Outro ponto a merecer destaque neste “discurso da paixão” de Blair – a afirmação de que não pretende concentrar os esforços da sua presidência apenas na dimensão comercial da União, porquanto não vê esta apenas como um amplo espaço de livre comércio intraeuropeu, antes lhe reconhece, também, uma efectiva dimensão política objectivada nos vectores da segurança, do combate à criminalidade e ao terrorismo, eventualmente na justiça. Ao mesmo tempo, porém, uma fortíssima crítica era desferida ao modelo social europeu – responsável, entre outras coisas, por um passivo social que conta com mais de 20 milhões de desempregados. pena que o líder britânico – que nesta Europa de crise de lideranças, como o próprio reconheceu, é dos poucos que podem aspirar ao verdadeiro estatuto de estadista na esteira dos que lideraram a União nos anos oitenta e noventa – não tenha ido mais além, explicitando o seu pensamento e as suas propostas em matéria social.
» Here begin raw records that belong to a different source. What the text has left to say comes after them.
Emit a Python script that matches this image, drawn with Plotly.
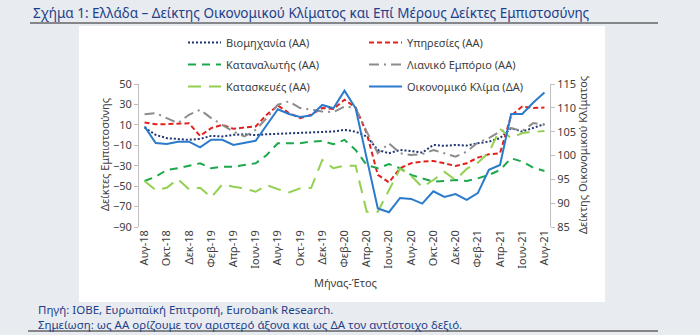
import plotly.graph_objects as go

# Month-year categories, Aug-18 .. Aug-21
month_names = ["Αυγ", "Σεπ", "Οκτ", "Νοε", "Δεκ", "Ιαν", "Φεβ", "Μαρ", "Απρ", "Μαϊ", "Ιουν", "Ιουλ"]
months = []
m, y = 0, 18
for _ in range(37):
    months.append(f"{month_names[m]}-{y}")
    m += 1
    if m == 5:  # Ιαν follows Δεκ
        y += 1
    if m == 12:
        m = 0

# Confidence indicators (left axis)
industry = [7.4, 0.2, -3.0, -3.5, -4.7, -3.7, -0.8, -1.4, 0.2, 0.8, 0.0, 0.8, 1.2, 1.5, 2.0, 2.3, 2.8, 3.5,
            5.1, 3.4, -1.4, -14.6, -17.8, -14.6, -15.6, -17.2, -9.6, -10.6, -9.6, -10.3, -8.0, -6.4, -3.0,
            6.8, 3.4, 7.4, 10.7]
services = [12.3, 10.7, 10.7, 11.3, 11.6, -0.8, 6.8, 10.0, 6.1, 7.4, 8.4, 19.9, 29.0, 21.5, 16.6, 19.9, 26.5, 25.5,
            34.6, 27.0, 1.9, -39.0, -46.3, -32.5, -27.6, -26.0, -25.4, -27.6, -30.3, -27.6, -22.1, -18.8, -17.8,
            19.0, 28.0, 26.5, 27.0]
consumer = [-45.0, -40.8, -34.2, -32.5, -30.0, -27.6, -32.5, -31.0, -31.0, -29.3, -27.6, -19.5, -8.0, -8.0, -8.0,
            -6.4, -5.7, -9.0, -4.7, -14.6, -29.3, -32.5, -28.5, -32.5, -39.0, -42.4, -45.7, -45.0, -44.0, -45.0,
            -42.4, -39.0, -34.2, -22.7, -26.0, -31.9, -35.2]
retail = [20.5, 21.5, 16.6, 11.7, 19.9, 24.8, 16.6, 10.0, 3.4, -1.4, 5.1, 16.6, 29.7, 33.0, 26.5, 24.8, 23.1, 22.5,
          28.0, 26.5, 3.4, -17.8, -8.0, -17.8, -19.5, -18.8, -14.6, -17.8, -21.1, -16.2, -7.4, -3.0, 3.4,
          6.8, 4.1, 11.7, 10.0]
construction = [-45.0, -53.9, -51.6, -43.0, -53.2, -51.6, -61.0, -48.3, -50.6, -52.2, -55.5, -49.0, -52.9, -56.2,
                -52.2, -51.6, -24.4, -32.5, -30.0, -30.0, -75.0, -75.0, -54.0, -33.0, -40.0, -51.0, -44.0, -36.0,
                -44.0, -33.0, -27.0, -17.0, 6.0, -3.0, 2.0, 3.0, 4.0]
# Economic sentiment indicator (right axis)
climate = [106.1, 102.6, 102.4, 102.9, 102.9, 101.7, 103.3, 103.3, 102.2, 102.7, 103.1, 106.4, 109.7, 108.7, 108.1,
           108.4, 110.6, 109.9, 113.6, 109.9, 99.5, 88.9, 88.1, 91.1, 90.9, 89.9, 92.5, 91.3, 91.9, 90.7, 92.1,
           97.0, 98.0, 108.7, 108.7, 111.1, 113.2]

left_ticks = [-90, -70, -50, -30, -10, 10, 30, 50]
right_ticks = [85, 90, 95, 100, 105, 110, 115]

# plot-area pixel box
W, H = 700, 335
L, R, T, B = 139, 550, 84, 227


def px(x):
    return (x - L) / (R - L)


def py(y):
    return (B - y) / (B - T)


FONT = "Noto Sans"
AXIS_GREY = "#bfbfbf"
TEXT = "#404040"
NAVY_TEXT = "#1e3f8a"

fig = go.Figure()

series = [
    ("Βιομηχανία (ΑΑ)", industry, "#1f3470", "2px,2px", "legend", "y"),
    ("Υπηρεσίες (ΑΑ)", services, "#e3211c", "5px,3px", "legend2", "y"),
    ("Καταναλωτής (ΑΑ)", consumer, "#1ea84c", "8px,6px", "legend", "y"),
    ("Λιανικό Εμπόριο (ΑΑ)", retail, "#8c8c8c", "10px,5px,2px,5px", "legend2", "y"),
    ("Κατασκευές (ΑΑ)", construction, "#92d050", "13px,8px", "legend", "y"),
    ("Οικονομικό Κλίμα (ΔΑ)", climate, "#2a7bcc", "solid", "legend2", "y2"),
]
for i, (name, vals, color, dash, leg, yax) in enumerate(series):
    fig.add_trace(go.Scatter(
        x=months, y=vals, name=name, mode="lines",
        line=dict(color=color, width=2, dash=dash),
        yaxis=yax, legend=leg, legendgroup=f"g{i}", hoverinfo="skip",
    ))

legend_common = dict(
    orientation="v", bgcolor="rgba(0,0,0,0)", borderwidth=0,
    font=dict(family=FONT, size=11, color=TEXT), tracegroupgap=3,
    xanchor="left", yanchor="top", itemclick=False, itemdoubleclick=False,
    itemwidth=33,
)

fig.update_layout(
    width=W, height=H,
    margin=dict(l=L, r=W - R, t=T, b=H - B, autoexpand=False),
    paper_bgcolor="#e8ebf0", plot_bgcolor="rgba(0,0,0,0)",
    font=dict(family=FONT, size=11, color=TEXT),
    showlegend=True,
    legend=dict(x=px(183), y=py(28), **legend_common),
    legend2=dict(x=px(364), y=py(28), **legend_common),
    xaxis=dict(
        type="category", categoryorder="array", categoryarray=months,
        range=[-0.5, 36.5], tickmode="array", tickvals=months[::2],
        tickangle=-90, ticks="", showline=False, showgrid=False, zeroline=False,
        tickfont=dict(family=FONT, size=11, color=TEXT),
    ),
    xaxis2=dict(
        overlaying="x", anchor="free", position=90 / 140,
        range=[-0.5, 36.5], tick0=-0.5, dtick=2, showline=True, linecolor="#c4c4c4",
        linewidth=2, ticks="outside", ticklen=4, tickcolor="#c4c4c4",
        showticklabels=False, showgrid=False, zeroline=False,
    ),
    yaxis=dict(
        range=[-90, 50], tickmode="array", tickvals=left_ticks,
        showgrid=False, zeroline=False, showline=True, linecolor=AXIS_GREY, linewidth=1,
        ticks="outside", ticklen=4, tickcolor=AXIS_GREY,
        tickfont=dict(family=FONT, size=11, color=TEXT),
    ),
    yaxis2=dict(
        overlaying="y", side="right", range=[85, 115], tickmode="array", tickvals=right_ticks,
        showgrid=False, zeroline=False, showline=True, linecolor=AXIS_GREY, linewidth=1,
        ticks="outside", ticklen=4, tickcolor=AXIS_GREY,
        tickfont=dict(family=FONT, size=11, color=TEXT),
    ),
)

# white chart panel behind the plot
fig.add_shape(type="rect", xref="paper", yref="paper", layer="below",
              x0=px(79), x1=px(605), y0=py(302), y1=py(26),
              fillcolor="white", line=dict(width=0))
# title underline and footer rule
fig.add_shape(type="line", xref="paper", yref="paper", x0=px(30), x1=px(658), y0=py(23), y1=py(23),
              line=dict(color="#222222", width=1.2))
fig.add_shape(type="line", xref="paper", yref="paper", x0=px(28), x1=px(658), y0=py(331), y1=py(331),
              line=dict(color="#222222", width=1.2))

annotations = [
    dict(text="Σχήμα 1: Ελλάδα – Δείκτης Οικονομικού Κλίματος και Επί Μέρους Δείκτες Εμπιστοσύνης",
         x=px(31), y=py(13), xanchor="left", yanchor="middle", font=dict(size=13.5, color=NAVY_TEXT)),
    dict(text="Δείκτες Εμπιστοσύνης", x=px(104), y=py(155), textangle=-90,
         xanchor="center", yanchor="middle", font=dict(size=11, color=TEXT)),
    dict(text="Δείκτης Οικονομικού Κλίματος", x=px(582), y=py(155), textangle=-90,
         xanchor="center", yanchor="middle", font=dict(size=11, color=TEXT)),
    dict(text="Μήνας-Έτος", x=px(345), y=py(282), xanchor="center", yanchor="middle",
         font=dict(size=11, color=TEXT)),
    dict(text="Πηγή: ΙΟΒΕ, Ευρωπαϊκή Επιτροπή, Eurobank Research.<br>"
              "Σημείωση: ως ΑΑ ορίζουμε τον αριστερό άξονα και ως ΔΑ τον αντίστοιχο δεξιό.",
         x=px(36), y=py(316.5), xanchor="left", yanchor="middle", align="left",
         font=dict(size=11.5, color=NAVY_TEXT)),
]
for a in annotations:
    a.update(xref="paper", yref="paper", showarrow=False)
    a["font"]["family"] = FONT
    fig.add_annotation(**a)

fig.write_html("out.html")
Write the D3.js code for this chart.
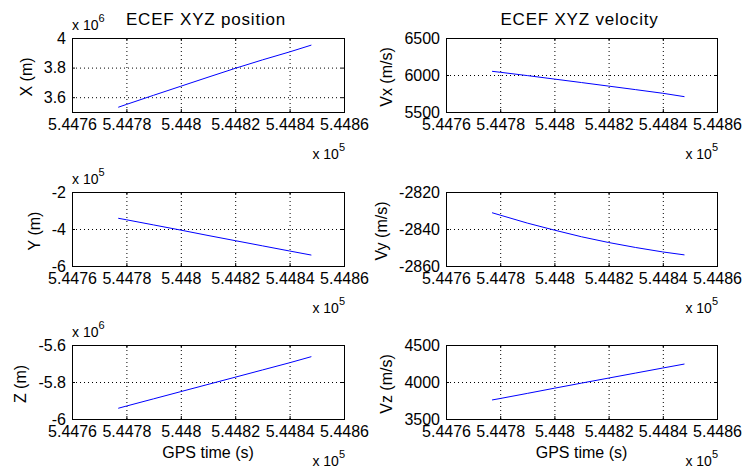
<!DOCTYPE html>
<html><head><meta charset="utf-8">
<script src="https://cdn.jsdelivr.net/npm/d3@7"></script>
<style>
body{margin:0;background:#fff;}
svg{display:block;}
text{font-family:Arial,"Liberation Sans",sans-serif;fill:#000;}
</style></head>
<body><svg id="fig" width="744" height="470"></svg>
<script>
// ---- data ----
const gpsTime = [544777, 544780, 544790, 544800, 544810, 544820, 544830, 544840, 544848];
const posX = [3.532e6, 3.551e6, 3.613e6, 3.674e6, 3.735e6, 3.795e6, 3.852e6, 3.906e6, 3.952e6];
const posY = [-3.42e5, -3.50e5, -3.78e5, -4.06e5, -4.35e5, -4.63e5, -4.91e5, -5.19e5, -5.41e5];
const posZ = [-5.942e6, -5.930e6, -5.891e6, -5.852e6, -5.813e6, -5.774e6, -5.735e6, -5.696e6, -5.663e6];
const velX = [6050, 6037, 5992, 5945, 5898, 5850, 5802, 5753, 5707];
const velY = [-2831.2, -2832.5, -2836.8, -2840.6, -2844.2, -2847.3, -2850.0, -2852.4, -2854.0];
const velZ = [3757, 3777, 3846, 3916, 3985, 4053, 4121, 4189, 4243];

const xDomain = [544760, 544860];
const xTicks = [544760, 544780, 544800, 544820, 544840, 544860];
const xTickLabels = ["5.4476", "5.4478", "5.448", "5.4482", "5.4484", "5.4486"];
const xExponent = "5";

const titles = ["ECEF XYZ position", "ECEF XYZ velocity"];
const yLabels = [["X (m)", "Y (m)", "Z (m)"], ["Vx (m/s)", "Vy (m/s)", "Vz (m/s)"]];
const xLabel = "GPS time (s)";

const yDomains = [
  [[3.5e6, 4e6], [-6e5, -2e5], [-6e6, -5.6e6]],
  [[5500, 6500], [-2860, -2820], [3500, 4500]]
];
const yTicks = [
  [[3.6e6, 3.8e6, 4e6], [-6e5, -4e5, -2e5], [-6e6, -5.8e6, -5.6e6]],
  [[5500, 6000, 6500], [-2860, -2840, -2820], [3500, 4000, 4500]]
];
const yTickLabels = [
  [["3.6", "3.8", "4"], ["-6", "-4", "-2"], ["-6", "-5.8", "-5.6"]],
  [["5500", "6000", "6500"], ["-2860", "-2840", "-2820"], ["3500", "4000", "4500"]]
];
const yExponents = [["6", "5", "6"], [null, null, null]];
const series = [[posX, posY, posZ], [velX, velY, velZ]];

// ---- layout ----
const cols = [[72, 344], [446, 717]];
const rows = [[38, 112], [192, 266], [345, 419]];

const svg = d3.select("#fig");
svg.append("rect").attr("width", 744).attr("height", 470).attr("fill", "#fff");

function expLabel(g, x, y, exp, anchor) {
  const t = g.append("text").attr("x", x).attr("y", y).attr("font-size", 14)
    .attr("text-anchor", anchor);
  t.append("tspan").text("x 10");
  t.append("tspan").attr("dy", -8).attr("font-size", 11).text(exp);
}

for (let c = 0; c < 2; c++) {
  for (let r = 0; r < 3; r++) {
    const [x0, x1] = cols[c], [y0, y1] = rows[r];
    const x = d3.scaleLinear().domain(xDomain).range([x0, x1]);
    const y = d3.scaleLinear().domain(yDomains[c][r]).range([y1, y0]);
    const g = svg.append("g");

    // grid (dotted)
    const gridX = xTicks.filter(t => t > xDomain[0] && t < xDomain[1]);
    const gridY = yTicks[c][r].filter(t => t > yDomains[c][r][0] && t < yDomains[c][r][1]);
    g.append("g").attr("transform", `translate(0,${y1})`)
      .call(d3.axisBottom(x).tickValues(gridX).tickSize(-(y1 - y0)).tickFormat(""))
      .call(s => s.select(".domain").remove())
      .call(s => s.selectAll("line").attr("stroke", "#000").attr("stroke-dasharray", "1,3"));
    g.append("g").attr("transform", `translate(${x0},0)`)
      .call(d3.axisLeft(y).tickValues(gridY).tickSize(-(x1 - x0)).tickFormat(""))
      .call(s => s.select(".domain").remove())
      .call(s => s.selectAll("line").attr("stroke", "#000").attr("stroke-dasharray", "1,3"));

    // data line
    const line = d3.line().x((d, i) => x(gpsTime[i])).y(d => y(d));
    g.append("path").datum(series[c][r]).attr("d", line)
      .attr("fill", "none").attr("stroke", "#0000ff").attr("stroke-width", 1);

    // axes with inward ticks
    const bottom = g.append("g").attr("transform", `translate(0,${y1})`)
      .call(d3.axisBottom(x).tickValues(xTicks).tickSize(-3).tickPadding(7)
        .tickFormat((d, i) => xTickLabels[i]));
    const left = g.append("g").attr("transform", `translate(${x0},0)`)
      .call(d3.axisLeft(y).tickValues(yTicks[c][r]).tickSize(-3).tickPadding(6)
        .tickFormat((d, i) => yTickLabels[c][r][i]));
    g.append("g").attr("transform", `translate(0,${y0})`)
      .call(d3.axisTop(x).tickValues(xTicks).tickSize(-3).tickFormat(""));
    g.append("g").attr("transform", `translate(${x1},0)`)
      .call(d3.axisRight(y).tickValues(yTicks[c][r]).tickSize(-3).tickFormat(""));
    g.selectAll(".domain").remove();
    g.selectAll(".tick line").filter(function(){ return !this.getAttribute("stroke-dasharray"); })
      .attr("stroke", "#000");
    g.selectAll(".tick text").attr("font-size", 16).attr("font-family", "Arial, 'Liberation Sans', sans-serif").attr("fill", "#000");
    bottom.selectAll(".tick text").attr("dy", "0.71em");

    // box
    g.append("rect").attr("x", x0).attr("y", y0).attr("width", x1 - x0).attr("height", y1 - y0)
      .attr("fill", "none").attr("stroke", "#000").attr("stroke-width", 1)
      .attr("shape-rendering", "crispEdges");

    // y label placed left of the widest tick label
    let maxW = 0;
    left.selectAll(".tick text").each(function(){ maxW = Math.max(maxW, this.getBBox().width); });
    const lx = x0 - 6 - maxW - 12;
    g.append("text").attr("transform", `translate(${lx},${(y0 + y1) / 2 + 2}) rotate(-90)`)
      .attr("text-anchor", "middle").attr("font-size", 16).text(yLabels[c][r]);

    // exponents
    if (yExponents[c][r]) expLabel(g, x0, y0 - 8, yExponents[c][r], "start");
    expLabel(g, x1 + 1, y1 + 47, xExponent, "end");

    if (r === 0) {
      g.append("text").attr("x", (x0 + x1) / 2 - 2).attr("y", 25).attr("text-anchor", "middle")
        .attr("font-size", 17).attr("letter-spacing", 0.8).text(titles[c]);
    }
    if (r === 2) {
      g.append("text").attr("x", (x0 + x1) / 2).attr("y", y1 + 39).attr("text-anchor", "middle")
        .attr("font-size", 16).text(xLabel);
    }
  }
}
</script></body></html>
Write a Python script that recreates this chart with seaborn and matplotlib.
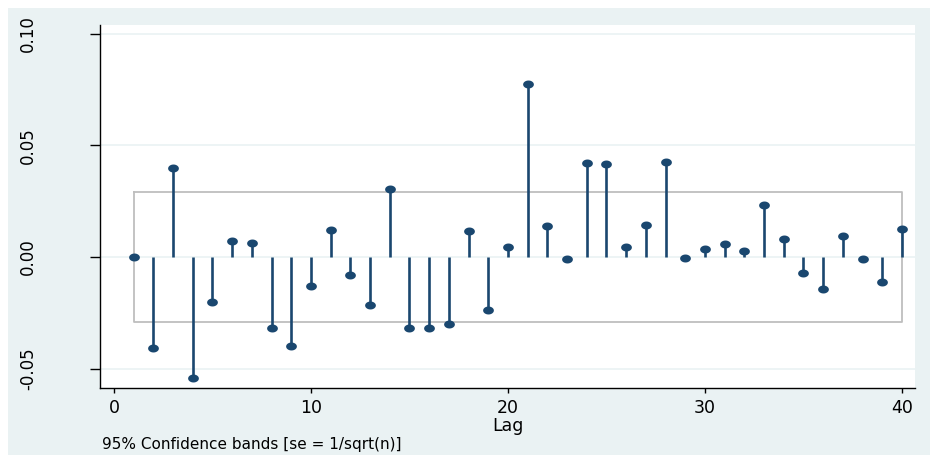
import numpy as np
import pandas as pd
import matplotlib
matplotlib.use("Agg")
import matplotlib.pyplot as plt
import seaborn as sns
from matplotlib.patches import Rectangle

# autocorrelations, lags 1..40
lags = list(range(1, 41))
ac = [0.000, -0.0406, 0.0397, -0.0542, -0.0203, 0.0072, 0.0063, -0.0320, -0.0400, -0.0130,
      0.0120, -0.0080, -0.0217, 0.0307, -0.0316, -0.0316, -0.0298, 0.0117, -0.0239, 0.0045,
      0.0777, 0.0140, -0.0010, 0.0420, 0.0415, 0.0045, 0.0144, 0.0424, -0.0005, 0.0036,
      0.0059, 0.0027, 0.0235, 0.0081, -0.0072, -0.0144, 0.0095, -0.0009, -0.0113, 0.0126]
band = 0.0293
y_ticks = [-0.05, 0.00, 0.05, 0.10]
y_labels = ["-0.05", "0.00", "0.05", "0.10"]
x_ticks = [0, 10, 20, 30, 40]

df = pd.DataFrame({"lag": lags, "ac": ac})

sns.set_style("white")
plt.rcParams["font.family"] = ["DejaVu Sans"]
plt.rcParams["text.color"] = "black"
plt.rcParams["xtick.labelcolor"] = "black"
plt.rcParams["ytick.labelcolor"] = "black"

navy = "#1A476F"
bg = "#EAF2F3"

fig = plt.figure(figsize=(9.3, 4.63), dpi=100, facecolor="white")
fig.patches.append(Rectangle((8 / 930, 8 / 463), 922 / 930, 447 / 463,
                             transform=fig.transFigure, facecolor=bg,
                             edgecolor="none", zorder=-10))
ax = fig.add_axes([100 / 930, 1 - 388 / 463, 815 / 930, 363 / 463])
ax.set_facecolor("white")

# confidence band outline
ax.plot([1, 40, 40, 1, 1], [band, band, -band, -band, band],
        color="#BEBEBE", lw=1.3, zorder=2)

# stems
ax.vlines(df["lag"], 0, df["ac"], color=navy, lw=1.9, zorder=3)
t = np.linspace(0, 2 * np.pi, 40)
ell = np.column_stack([1.35 * np.cos(t), np.sin(t)])
sns.scatterplot(data=df, x="lag", y="ac", ax=ax, marker=ell, s=60,
                color=navy, edgecolor=navy, linewidth=0, zorder=4, legend=False)

ax.set_xlim(-0.71, 40.66)
ax.set_ylim(-0.0587, 0.1040)
ax.set_yticks(y_ticks)
ax.set_yticklabels(y_labels, rotation=90, va="center", fontsize=12)
ax.set_xticks(x_ticks)
ax.set_xticklabels([str(v) for v in x_ticks], fontsize=12.5)
for y in y_ticks:
    ax.axhline(y, color=bg, lw=1.2, zorder=1)

ax.tick_params(axis="y", direction="out", length=7.2, width=1, color="black",
               labelcolor="black", left=True, pad=38)
ax.tick_params(axis="x", direction="out", length=3.6, width=1, color="black",
               labelcolor="black", bottom=True, pad=4)
for s in ["top", "right"]:
    ax.spines[s].set_visible(False)
for s in ["left", "bottom"]:
    ax.spines[s].set_color("black")
    ax.spines[s].set_linewidth(1)

ax.set_xlabel("Lag", fontsize=12.5, labelpad=0, color="black")
ax.set_ylabel("")
fig.text(102 / 930, 1 - 445 / 463, "95% Confidence bands [se = 1/sqrt(n)]",
         fontsize=11, va="center", ha="left", color="black")

fig.savefig("out.png", dpi=100, facecolor=fig.get_facecolor())
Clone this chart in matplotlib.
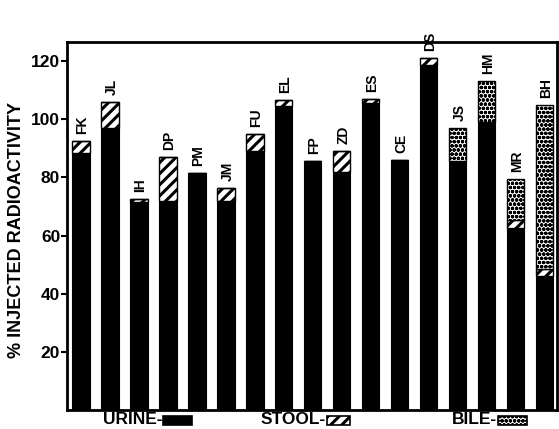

Em todo o caso, este “discurso da paixão” – que teve tanto de justificativo quanto de omisso relativamente a questões nucleares com que se debate actualmente a União – não pode ser visto como um estimulante suficientemente forte para afastar as sombrias núvens outonais que perpassam sobre este projecto comunitário que envolve 25 Estados europeus. Resta esperar que a prática revele maior arte e não menor empenho do governo de Londres na forma como se propõe enfrentar os desafios que terá pela frente.